Entries with chart source code

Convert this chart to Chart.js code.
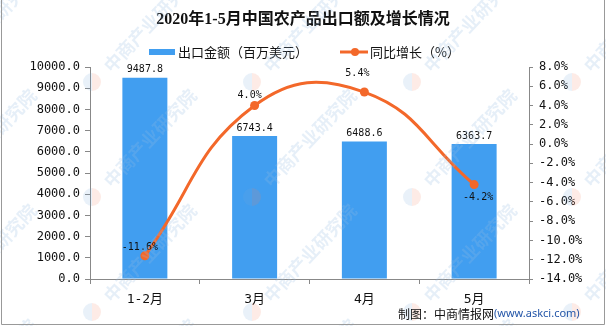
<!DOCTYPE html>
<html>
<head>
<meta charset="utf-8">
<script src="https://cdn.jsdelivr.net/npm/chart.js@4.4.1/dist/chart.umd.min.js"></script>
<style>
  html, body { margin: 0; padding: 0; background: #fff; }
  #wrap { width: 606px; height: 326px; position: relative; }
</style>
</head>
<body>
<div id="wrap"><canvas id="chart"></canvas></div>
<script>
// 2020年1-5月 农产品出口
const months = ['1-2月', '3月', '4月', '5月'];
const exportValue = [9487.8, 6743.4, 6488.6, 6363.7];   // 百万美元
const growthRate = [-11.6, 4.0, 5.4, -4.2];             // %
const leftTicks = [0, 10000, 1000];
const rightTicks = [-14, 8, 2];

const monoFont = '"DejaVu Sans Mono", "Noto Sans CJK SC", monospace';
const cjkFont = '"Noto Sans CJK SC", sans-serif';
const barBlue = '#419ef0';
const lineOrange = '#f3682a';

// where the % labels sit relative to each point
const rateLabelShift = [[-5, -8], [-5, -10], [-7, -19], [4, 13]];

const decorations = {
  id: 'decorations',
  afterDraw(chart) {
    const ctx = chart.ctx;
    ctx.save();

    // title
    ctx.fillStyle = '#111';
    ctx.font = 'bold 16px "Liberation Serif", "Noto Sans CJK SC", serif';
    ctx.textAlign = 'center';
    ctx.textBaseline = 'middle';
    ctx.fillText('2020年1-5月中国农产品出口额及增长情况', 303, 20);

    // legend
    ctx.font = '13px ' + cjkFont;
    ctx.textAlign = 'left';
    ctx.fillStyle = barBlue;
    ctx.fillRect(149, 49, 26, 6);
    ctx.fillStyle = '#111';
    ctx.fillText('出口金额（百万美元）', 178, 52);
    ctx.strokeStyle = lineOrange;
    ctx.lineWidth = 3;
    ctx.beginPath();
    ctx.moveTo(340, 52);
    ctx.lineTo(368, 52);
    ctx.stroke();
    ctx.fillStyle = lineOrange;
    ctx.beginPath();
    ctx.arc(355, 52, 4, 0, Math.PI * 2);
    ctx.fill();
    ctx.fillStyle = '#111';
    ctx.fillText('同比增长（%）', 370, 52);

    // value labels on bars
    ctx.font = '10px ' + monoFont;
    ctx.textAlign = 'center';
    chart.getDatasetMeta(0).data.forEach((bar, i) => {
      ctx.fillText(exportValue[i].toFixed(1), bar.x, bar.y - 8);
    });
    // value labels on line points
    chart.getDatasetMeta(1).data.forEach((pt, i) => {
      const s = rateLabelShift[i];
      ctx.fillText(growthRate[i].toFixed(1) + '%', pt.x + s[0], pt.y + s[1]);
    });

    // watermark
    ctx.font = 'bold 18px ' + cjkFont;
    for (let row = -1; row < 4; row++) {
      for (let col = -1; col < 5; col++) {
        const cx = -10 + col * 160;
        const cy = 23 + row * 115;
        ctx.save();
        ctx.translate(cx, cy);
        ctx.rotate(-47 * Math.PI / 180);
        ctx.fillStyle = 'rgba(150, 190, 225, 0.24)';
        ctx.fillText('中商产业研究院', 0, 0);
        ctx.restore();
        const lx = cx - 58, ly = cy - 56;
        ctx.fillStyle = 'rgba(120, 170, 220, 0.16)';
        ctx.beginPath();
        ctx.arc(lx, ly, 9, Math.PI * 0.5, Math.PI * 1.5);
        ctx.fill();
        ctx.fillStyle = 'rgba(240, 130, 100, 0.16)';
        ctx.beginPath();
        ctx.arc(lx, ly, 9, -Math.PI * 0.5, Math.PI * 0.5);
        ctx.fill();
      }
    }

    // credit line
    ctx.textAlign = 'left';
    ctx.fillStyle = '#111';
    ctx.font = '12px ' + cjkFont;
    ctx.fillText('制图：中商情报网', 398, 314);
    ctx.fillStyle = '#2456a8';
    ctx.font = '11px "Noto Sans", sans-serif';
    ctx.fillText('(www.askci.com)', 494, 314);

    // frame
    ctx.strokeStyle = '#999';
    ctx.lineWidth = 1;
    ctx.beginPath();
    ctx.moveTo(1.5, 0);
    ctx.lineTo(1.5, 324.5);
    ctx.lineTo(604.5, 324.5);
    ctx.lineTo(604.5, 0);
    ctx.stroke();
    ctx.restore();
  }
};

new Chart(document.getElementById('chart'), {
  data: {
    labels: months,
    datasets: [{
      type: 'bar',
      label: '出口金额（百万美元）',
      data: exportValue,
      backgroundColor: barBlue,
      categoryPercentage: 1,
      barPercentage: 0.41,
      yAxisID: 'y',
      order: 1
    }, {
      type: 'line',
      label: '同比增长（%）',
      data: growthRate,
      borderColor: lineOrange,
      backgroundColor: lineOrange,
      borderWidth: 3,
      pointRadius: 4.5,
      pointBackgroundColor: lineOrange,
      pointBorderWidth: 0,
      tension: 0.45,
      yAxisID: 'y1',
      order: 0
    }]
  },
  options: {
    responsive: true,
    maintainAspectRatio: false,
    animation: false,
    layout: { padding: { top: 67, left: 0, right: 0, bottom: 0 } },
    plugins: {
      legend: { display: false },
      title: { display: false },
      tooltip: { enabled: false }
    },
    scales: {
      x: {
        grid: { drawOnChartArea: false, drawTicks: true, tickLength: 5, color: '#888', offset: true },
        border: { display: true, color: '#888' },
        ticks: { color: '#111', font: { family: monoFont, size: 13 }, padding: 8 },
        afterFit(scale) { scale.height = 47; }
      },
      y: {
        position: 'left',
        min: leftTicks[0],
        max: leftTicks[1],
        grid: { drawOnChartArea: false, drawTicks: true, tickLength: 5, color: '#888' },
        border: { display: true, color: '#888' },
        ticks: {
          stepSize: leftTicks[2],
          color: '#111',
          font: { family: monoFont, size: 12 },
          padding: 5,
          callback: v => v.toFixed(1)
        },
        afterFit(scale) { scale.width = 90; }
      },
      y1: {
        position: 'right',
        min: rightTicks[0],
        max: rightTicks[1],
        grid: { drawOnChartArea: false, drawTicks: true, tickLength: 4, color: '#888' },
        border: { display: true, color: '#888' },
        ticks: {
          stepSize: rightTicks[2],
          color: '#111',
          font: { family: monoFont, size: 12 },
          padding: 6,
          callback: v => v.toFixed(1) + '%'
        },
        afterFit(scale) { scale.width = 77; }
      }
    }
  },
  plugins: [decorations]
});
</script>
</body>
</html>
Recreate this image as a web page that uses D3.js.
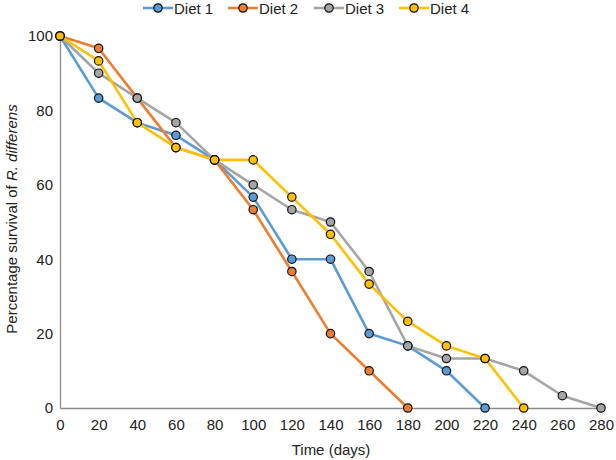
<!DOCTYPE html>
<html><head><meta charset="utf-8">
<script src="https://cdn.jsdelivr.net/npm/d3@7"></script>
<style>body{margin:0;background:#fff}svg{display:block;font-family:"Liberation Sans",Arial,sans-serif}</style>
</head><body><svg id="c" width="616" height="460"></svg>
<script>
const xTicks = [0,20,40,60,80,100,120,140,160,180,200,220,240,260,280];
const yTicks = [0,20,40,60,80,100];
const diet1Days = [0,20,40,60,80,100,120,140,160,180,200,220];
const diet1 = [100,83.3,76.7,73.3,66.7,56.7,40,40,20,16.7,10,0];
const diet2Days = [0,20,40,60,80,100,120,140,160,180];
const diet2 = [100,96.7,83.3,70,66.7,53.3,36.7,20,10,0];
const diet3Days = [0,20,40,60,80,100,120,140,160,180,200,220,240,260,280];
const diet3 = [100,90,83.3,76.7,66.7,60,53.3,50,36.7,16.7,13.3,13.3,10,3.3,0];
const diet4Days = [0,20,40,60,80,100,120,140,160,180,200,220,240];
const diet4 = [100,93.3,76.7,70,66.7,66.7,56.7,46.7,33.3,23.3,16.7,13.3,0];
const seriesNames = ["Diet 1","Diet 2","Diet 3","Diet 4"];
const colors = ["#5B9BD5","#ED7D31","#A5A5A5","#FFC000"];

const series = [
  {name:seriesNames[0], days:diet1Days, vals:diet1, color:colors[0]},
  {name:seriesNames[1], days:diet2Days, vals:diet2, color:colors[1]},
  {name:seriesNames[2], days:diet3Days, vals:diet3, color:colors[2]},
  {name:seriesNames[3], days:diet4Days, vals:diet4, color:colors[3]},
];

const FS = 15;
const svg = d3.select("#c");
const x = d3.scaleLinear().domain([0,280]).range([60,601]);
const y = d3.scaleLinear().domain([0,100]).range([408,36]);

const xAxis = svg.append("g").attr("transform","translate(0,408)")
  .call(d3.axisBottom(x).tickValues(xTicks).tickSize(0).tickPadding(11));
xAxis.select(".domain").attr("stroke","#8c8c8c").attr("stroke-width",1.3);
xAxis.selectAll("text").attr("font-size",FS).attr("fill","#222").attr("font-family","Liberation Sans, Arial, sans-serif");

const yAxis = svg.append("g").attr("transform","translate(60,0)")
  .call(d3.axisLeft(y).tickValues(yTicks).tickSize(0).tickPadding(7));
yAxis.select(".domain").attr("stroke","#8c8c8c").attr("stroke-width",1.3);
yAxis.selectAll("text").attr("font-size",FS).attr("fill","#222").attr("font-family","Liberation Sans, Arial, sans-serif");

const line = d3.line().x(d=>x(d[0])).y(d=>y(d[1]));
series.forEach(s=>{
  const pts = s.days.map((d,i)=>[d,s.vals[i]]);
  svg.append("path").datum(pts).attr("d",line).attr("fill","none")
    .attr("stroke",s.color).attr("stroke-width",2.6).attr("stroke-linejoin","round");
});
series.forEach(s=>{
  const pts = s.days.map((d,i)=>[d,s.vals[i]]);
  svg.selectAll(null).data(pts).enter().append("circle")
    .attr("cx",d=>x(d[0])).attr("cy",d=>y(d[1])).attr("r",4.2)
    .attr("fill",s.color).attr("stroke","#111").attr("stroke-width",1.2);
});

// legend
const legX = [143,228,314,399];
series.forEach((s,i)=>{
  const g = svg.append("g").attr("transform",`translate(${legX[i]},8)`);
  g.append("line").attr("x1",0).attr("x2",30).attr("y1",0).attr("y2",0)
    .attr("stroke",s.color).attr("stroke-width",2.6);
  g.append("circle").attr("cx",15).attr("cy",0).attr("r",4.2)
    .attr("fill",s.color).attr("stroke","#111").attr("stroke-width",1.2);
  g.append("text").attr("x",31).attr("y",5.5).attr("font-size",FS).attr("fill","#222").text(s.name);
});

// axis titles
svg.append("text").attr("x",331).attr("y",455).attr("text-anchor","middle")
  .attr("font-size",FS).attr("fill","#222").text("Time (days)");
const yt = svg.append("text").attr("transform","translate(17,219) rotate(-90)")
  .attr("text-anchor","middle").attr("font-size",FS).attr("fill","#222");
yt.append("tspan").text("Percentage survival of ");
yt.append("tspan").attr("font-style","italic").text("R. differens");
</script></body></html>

OBJECTIVE
Please quote the lines of the material, beginning with the first and ending with the one that contains "ctx.fillText('2020年1-5月中国农产品出口额及增长情况', 303, 20);", exactly as written and without any pictures.

SOLUTION
Convert this chart to Chart.js code.
<!DOCTYPE html>
<html>
<head>
<meta charset="utf-8">
<script src="https://cdn.jsdelivr.net/npm/chart.js@4.4.1/dist/chart.umd.min.js"></script>
<style>
  html, body { margin: 0; padding: 0; background: #fff; }
  #wrap { width: 606px; height: 326px; position: relative; }
</style>
</head>
<body>
<div id="wrap"><canvas id="chart"></canvas></div>
<script>
// 2020年1-5月 农产品出口
const months = ['1-2月', '3月', '4月', '5月'];
const exportValue = [9487.8, 6743.4, 6488.6, 6363.7];   // 百万美元
const growthRate = [-11.6, 4.0, 5.4, -4.2];             // %
const leftTicks = [0, 10000, 1000];
const rightTicks = [-14, 8, 2];

const monoFont = '"DejaVu Sans Mono", "Noto Sans CJK SC", monospace';
const cjkFont = '"Noto Sans CJK SC", sans-serif';
const barBlue = '#419ef0';
const lineOrange = '#f3682a';

// where the % labels sit relative to each point
const rateLabelShift = [[-5, -8], [-5, -10], [-7, -19], [4, 13]];

const decorations = {
  id: 'decorations',
  afterDraw(chart) {
    const ctx = chart.ctx;
    ctx.save();

    // title
    ctx.fillStyle = '#111';
    ctx.font = 'bold 16px "Liberation Serif", "Noto Sans CJK SC", serif';
    ctx.textAlign = 'center';
    ctx.textBaseline = 'middle';
    ctx.fillText('2020年1-5月中国农产品出口额及增长情况', 303, 20);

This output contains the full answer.